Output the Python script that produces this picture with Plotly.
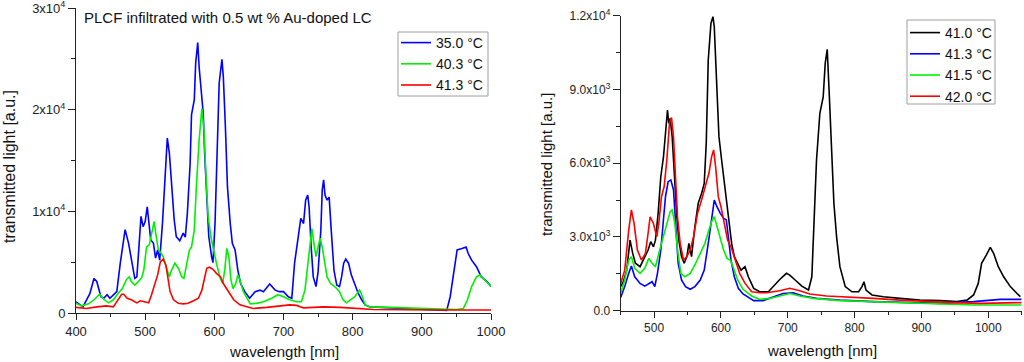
import plotly.graph_objects as go

# ---------------- Left panel data (PLCF, 0.5 wt % Au-doped LC) ----------------
L_blue_wl = [400, 410, 420, 426, 430, 436, 440, 445, 449, 459, 464, 467, 471, 476, 480, 485, 488, 491, 494, 497,
             500, 503, 505, 508, 512, 515, 518, 521, 525, 528, 532, 535, 538, 542, 545, 550, 555, 558, 561, 565,
             567, 571, 573, 576, 578, 582, 584, 586, 589, 592, 596, 598, 601, 604, 607, 611, 613, 616, 619, 623,
             626, 630, 634, 638, 644, 651, 659, 666, 671, 680, 688, 694, 700, 707, 712, 716, 721, 725, 729, 732,
             735, 737, 740, 743, 747, 750, 754, 756, 758, 760, 763, 766, 769, 773, 777, 781, 784, 787, 790, 794,
             798, 803, 808, 813, 818, 825, 840, 868, 902, 926, 936, 941, 945, 951, 958, 964, 967, 972, 979, 986,
             994, 1000]
L_blue_val = [1100, 600, 1900, 3400, 3100, 1600, 1450, 1800, 1450, 2100, 4900, 6200, 8200, 6850, 5200, 3400, 3550, 6200, 9500, 8500,
              9000, 10450, 8800, 7200, 6850, 5400, 6200, 5200, 8800, 12400, 17200, 15700, 12400, 9150, 7500, 7100, 7850, 7450, 9800, 14700,
              19500, 20950, 24550, 26600, 24200, 21600, 19600, 15700, 11400, 7500, 5550, 4950, 8800, 16700, 22600, 24950, 23250, 18300, 12400, 8800,
              6850, 6200, 4200, 2900, 2100, 1450, 2100, 2250, 2100, 2850, 2250, 2100, 2100, 1600, 1450, 4900, 7200, 9300, 8800, 11100,
              11600, 10450, 6500, 3550, 2600, 4050, 8150, 12100, 13100, 11600, 11100, 11400, 8150, 4200, 2750, 2600, 3550, 4900, 5300, 4900,
              3750, 2750, 1950, 1300, 800, 600, 550, 450, 300, 250, 250, 1600, 3550, 6200, 6350, 6500, 5850, 5200, 4550, 3550,
              3100, 2600]

L_green_wl = [400, 408, 418, 427, 434, 440, 447, 454, 461, 467, 473, 477, 480, 485, 490, 495, 498, 502, 506, 509,
              513, 516, 519, 522, 526, 531, 535, 538, 543, 548, 553, 556, 560, 564, 567, 571, 574, 578, 582, 585,
              588, 591, 595, 598, 603, 608, 612, 615, 618, 621, 624, 627, 631, 634, 637, 642, 648, 652, 661, 671,
              683, 692, 700, 709, 719, 726, 731, 735, 738, 741, 744, 747, 750, 753, 756, 759, 763, 768, 774, 781,
              786, 791, 797, 803, 810, 813, 818, 825, 854, 902, 950, 960, 966, 972, 979, 984, 991, 1000]
L_green_val = [950, 700, 900, 1350, 1850, 1350, 1000, 1300, 1950, 2400, 3300, 3550, 3100, 2750, 3100, 3500, 4200, 6500, 6700, 7850,
               9000, 7500, 6200, 6000, 5550, 4400, 3550, 4200, 4900, 4400, 3550, 3400, 4900, 6200, 6500, 8150, 12400, 17000, 20100, 18000,
               13400, 9500, 7500, 6500, 4900, 3550, 2900, 4200, 6350, 5550, 3250, 2400, 2900, 3750, 3250, 2100, 1300, 900, 950, 1100,
               1450, 1800, 1600, 1300, 1100, 1100, 2250, 4900, 6850, 8300, 6850, 5550, 6500, 7350, 6500, 5200, 3550, 2900, 2600, 2100,
               1300, 1000, 1300, 1600, 2250, 1800, 800, 600, 550, 450, 350, 450, 1300, 2600, 3550, 3750, 3250, 2600]

L_red_wl = [400, 415, 430, 444, 454, 461, 466, 469, 474, 480, 488, 493, 500, 505, 509, 514, 518, 522, 526, 530,
            533, 536, 541, 548, 555, 562, 570, 577, 582, 586, 589, 593, 598, 603, 609, 613, 620, 628, 637, 649,
            656, 676, 695, 709, 719, 729, 758, 782, 830, 878, 926, 975, 1000]
L_red_val = [550, 450, 600, 700, 600, 1350, 1850, 1850, 1450, 1300, 1000, 1200, 1100, 1000, 1750, 2900, 3750, 5050, 5300, 4700,
             3400, 2100, 1300, 950, 900, 950, 1200, 1450, 2250, 3550, 4400, 4500, 4300, 3900, 3550, 2900, 2100, 1300, 800, 600,
             450, 550, 700, 800, 750, 500, 600, 550, 350, 300, 300, 300, 300]

# ---------------- Right panel data ----------------
R_black_wl = [450, 454, 459, 464, 468, 472, 479, 485, 491, 495, 499, 502, 506, 510, 514, 517, 520, 522, 524, 527,
              530, 534, 537, 541, 545, 549, 552, 556, 561, 566, 571, 575, 578, 581, 585, 588, 590, 594, 597, 601,
              605, 609, 612, 616, 620, 625, 630, 636, 641, 649, 658, 671, 678, 688, 698, 703, 711, 721, 731, 736,
              739, 743, 748, 753, 756, 759, 762, 766, 769, 773, 778, 786, 796, 806, 811, 814, 817, 826, 843, 868,
              898, 928, 953, 968, 978, 985, 990, 997, 1003, 1008, 1015, 1023, 1033, 1043, 1048]
R_black_val = [975, 1180, 1650, 2870, 2330, 1930, 1790, 2130, 2470, 2810, 2600, 2870, 3960, 5450, 6260, 7210, 8160, 7620, 7820, 7080,
               5590, 3820, 2870, 2200, 1930, 2200, 2740, 2200, 3420, 4370, 4770, 5180, 6810, 10200, 11690, 11960, 11550, 9250, 7080, 6130,
               5180, 4370, 3690, 2740, 2200, 1930, 1650, 1790, 1380, 910, 770, 770, 980, 1270, 1520, 1450, 1250, 1000, 840, 1380,
               3420, 6130, 8030, 8700, 10060, 10630, 8840, 6130, 4370, 3010, 1790, 980, 770, 770, 980, 1180, 840, 640, 570, 500,
               430, 410, 370, 430, 640, 1110, 1930, 2260, 2580, 2330, 1790, 1380, 980, 700, 570]

R_blue_wl = [450, 456, 462, 466, 471, 479, 486, 494, 497, 501, 505, 510, 514, 517, 521, 525, 529, 532, 536, 541,
             547, 554, 561, 569, 575, 581, 586, 590, 594, 599, 604, 608, 611, 615, 620, 626, 633, 641, 649, 663,
             678, 693, 708, 723, 743, 778, 828, 878, 928, 978, 1018, 1050]
R_blue_val = [540, 980, 1520, 1820, 1380, 1110, 1000, 1110, 1180, 980, 1520, 2470, 3550, 4640, 5250, 5320, 4910, 3420, 1930, 1250,
              980, 870, 980, 1250, 1650, 2740, 3820, 4500, 4230, 3960, 3760, 3690, 3010, 2060, 1380, 910, 680, 540, 410, 410,
              540, 700, 730, 600, 500, 430, 370, 330, 300, 370, 460, 460]

R_green_wl = [450, 456, 462, 466, 471, 479, 486, 492, 497, 502, 507, 514, 519, 524, 527, 531, 535, 540, 546, 554,
              561, 569, 576, 582, 587, 590, 594, 599, 604, 609, 614, 619, 625, 633, 641, 646, 658, 673, 688, 703,
              718, 738, 778, 828, 878, 928, 978, 1050]
R_green_val = [700, 1250, 2060, 2200, 1720, 1520, 1720, 2130, 1930, 1790, 2330, 3010, 3550, 4030, 4100, 3550, 2470, 1520, 1380, 1520,
               1860, 2330, 2740, 3280, 3690, 3820, 3420, 2870, 2470, 2130, 2060, 1720, 1250, 870, 680, 600, 460, 500, 600, 700,
               600, 500, 410, 370, 300, 270, 230, 230]

R_red_wl = [450, 456, 462, 466, 470, 475, 481, 487, 491, 494, 499, 504, 507, 511, 515, 519, 523, 526, 529, 532,
            535, 539, 544, 549, 554, 559, 565, 571, 577, 582, 586, 589, 592, 596, 600, 605, 610, 615, 621, 628,
            636, 646, 658, 668, 688, 703, 718, 733, 758, 788, 828, 868, 908, 948, 988, 1028, 1050]
R_red_val = [1110, 1650, 3280, 4100, 3550, 2470, 2060, 2330, 3150, 3820, 3550, 3010, 3550, 4640, 5040, 6130, 7620, 7860, 7080, 5450,
             3820, 2740, 2060, 2200, 2470, 3010, 3960, 4500, 5040, 5590, 6260, 6540, 5860, 4640, 4230, 3550, 2870, 2600, 2060, 1520,
             1110, 770, 730, 730, 810, 910, 810, 680, 600, 570, 500, 430, 370, 330, 300, 330, 330]

left_names = ["35.0 °C", "40.3 °C", "41.3 °C"]
right_names = ["41.0 °C", "41.3 °C", "41.5 °C", "42.0 °C"]

L_yticks = [0, 10000, 20000, 30000]
L_yticktext = ["0", "1x10<sup>4</sup>", "2x10<sup>4</sup>", "3x10<sup>4</sup>"]
R_yticks = [0, 3000, 6000, 9000, 12000]
R_yticktext = ["0.0", "3.0x10<sup>3</sup>", "6.0x10<sup>3</sup>", "9.0x10<sup>3</sup>", "1.2x10<sup>4</sup>"]

FONT = "Liberation Sans, Arial, sans-serif"
BLUE, GREEN, RED, BLACK = "#0000ff", "#00f000", "#ff0000", "#000000"
W, H = 1024, 362

fig = go.Figure()

for wl, val, name, col in [(L_blue_wl, L_blue_val, left_names[0], BLUE),
                           (L_green_wl, L_green_val, left_names[1], GREEN),
                           (L_red_wl, L_red_val, left_names[2], RED)]:
    fig.add_trace(go.Scatter(x=wl, y=val, mode="lines", name=name,
                             line=dict(color=col, width=1.6), xaxis="x", yaxis="y", legend="legend"))

for wl, val, name, col in [(R_black_wl, R_black_val, right_names[0], BLACK),
                           (R_blue_wl, R_blue_val, right_names[1], BLUE),
                           (R_green_wl, R_green_val, right_names[2], GREEN),
                           (R_red_wl, R_red_val, right_names[3], RED)]:
    fig.add_trace(go.Scatter(x=wl, y=val, mode="lines", name=name,
                             line=dict(color=col, width=1.6), xaxis="x2", yaxis="y2", legend="legend2"))

axis_common = dict(showline=True, linecolor="#222", linewidth=1, ticks="outside", tickcolor="#222",
                   showgrid=False, zeroline=False, automargin=False, ticklabeloverflow="allow",
                   tickfont=dict(family=FONT, size=13, color="#222"))
small_tick = dict(family=FONT, size=12, color="#222")

# legend frames (drawn as shapes so their size matches the reference)
legend_frames = [(398, 32, 488, 96), (907, 20, 995, 104)]
shapes = [dict(type="rect", xref="paper", yref="paper", layer="above",
               x0=x0 / W, x1=x1 / W, y0=1 - y1 / H, y1=1 - y0 / H,
               fillcolor="white", line=dict(color="#a0a0a0", width=1))
          for (x0, y0, x1, y1) in legend_frames]

fig.update_layout(
    template="none",
    width=W, height=H, margin=dict(l=0, r=0, t=0, b=0, pad=0, autoexpand=False),
    paper_bgcolor="white", plot_bgcolor="white", hovermode=False,
    font=dict(family=FONT, color="#222"),
    xaxis=dict(domain=[76/W, 491/W], range=[400, 1000], anchor="y",
               tickmode="array", tickvals=[400, 500, 600, 700, 800, 900, 1000], ticklen=6,
               minor=dict(tickmode="array", tickvals=[450, 550, 650, 750, 850, 950], ticklen=3,
                          ticks="outside", tickcolor="#222"),
               **axis_common),
    yaxis=dict(domain=[1-313/H, 1-8/H], range=[0, 30000], anchor="x",
               tickmode="array", tickvals=L_yticks, ticktext=L_yticktext, ticklen=7,
               minor=dict(tickmode="array", tickvals=[5000, 15000, 25000], ticklen=4,
                          ticks="outside", tickcolor="#222"),
               **axis_common),
    xaxis2=dict(domain=[620.7/W, 1021.7/W], range=[450, 1050], anchor="y2",
                tickmode="array", tickvals=[500, 600, 700, 800, 900, 1000], ticklen=6,
                minor=dict(tickmode="array", tickvals=[450, 550, 650, 750, 850, 950, 1050], ticklen=3,
                           ticks="outside", tickcolor="#222"),
                **{**axis_common, "tickfont": small_tick}),
    yaxis2=dict(domain=[1-310.7/H, 1-15.7/H], range=[0, 12000], anchor="x2",
                tickmode="array", tickvals=R_yticks, ticktext=R_yticktext, ticklen=7,
                minor=dict(tickmode="array", tickvals=[1500, 4500, 7500, 10500], ticklen=4,
                           ticks="outside", tickcolor="#222"),
                **{**axis_common, "tickfont": small_tick}),
    legend=dict(x=396/W, y=1-27/H, xanchor="left", yanchor="top",
                bgcolor="rgba(0,0,0,0)", borderwidth=0,
                font=dict(family=FONT, size=14, color="#111")),
    legend2=dict(x=905/W, y=1-17/H, xanchor="left", yanchor="top",
                 bgcolor="rgba(0,0,0,0)", borderwidth=0,
                 font=dict(family=FONT, size=14, color="#111")),
    showlegend=True,
    shapes=shapes,
)

annots = [
    dict(text="PLCF infiltrated with 0.5 wt % Au-doped LC", x=82/W, y=1-17/H, xanchor="left", yanchor="middle",
         font=dict(size=15)),
    dict(text="transmitted light [a.u.]", x=9/W, y=1-167/H, textangle=-90, xanchor="center", yanchor="middle",
         font=dict(size=16)),
    dict(text="wavelength [nm]", x=284/W, y=1-351/H, xanchor="center", yanchor="middle", font=dict(size=15)),
    dict(text="transmitted light [a.u.]", x=546/W, y=1-165/H, textangle=-90, xanchor="center", yanchor="middle",
         font=dict(size=15)),
    dict(text="wavelength [nm]", x=822/W, y=1-350/H, xanchor="center", yanchor="middle", font=dict(size=15)),
]
for a in annots:
    a.update(xref="paper", yref="paper", showarrow=False)
    a["font"] = dict(family=FONT, color="#111", **a["font"])
fig.update_layout(annotations=annots)

fig.write_html("out.html", config={"displayModeBar": False, "staticPlot": True},
               post_script="document.body.style.margin='0';document.body.style.overflow='hidden';")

**TASK TO COMPLETE**
Write out an exact copy of the listing, first line through the line containing "import plotly.graph_objects as go", with the pictures left out.

**ANSWER**
Output the Python script that produces this picture with Plotly.
import plotly.graph_objects as go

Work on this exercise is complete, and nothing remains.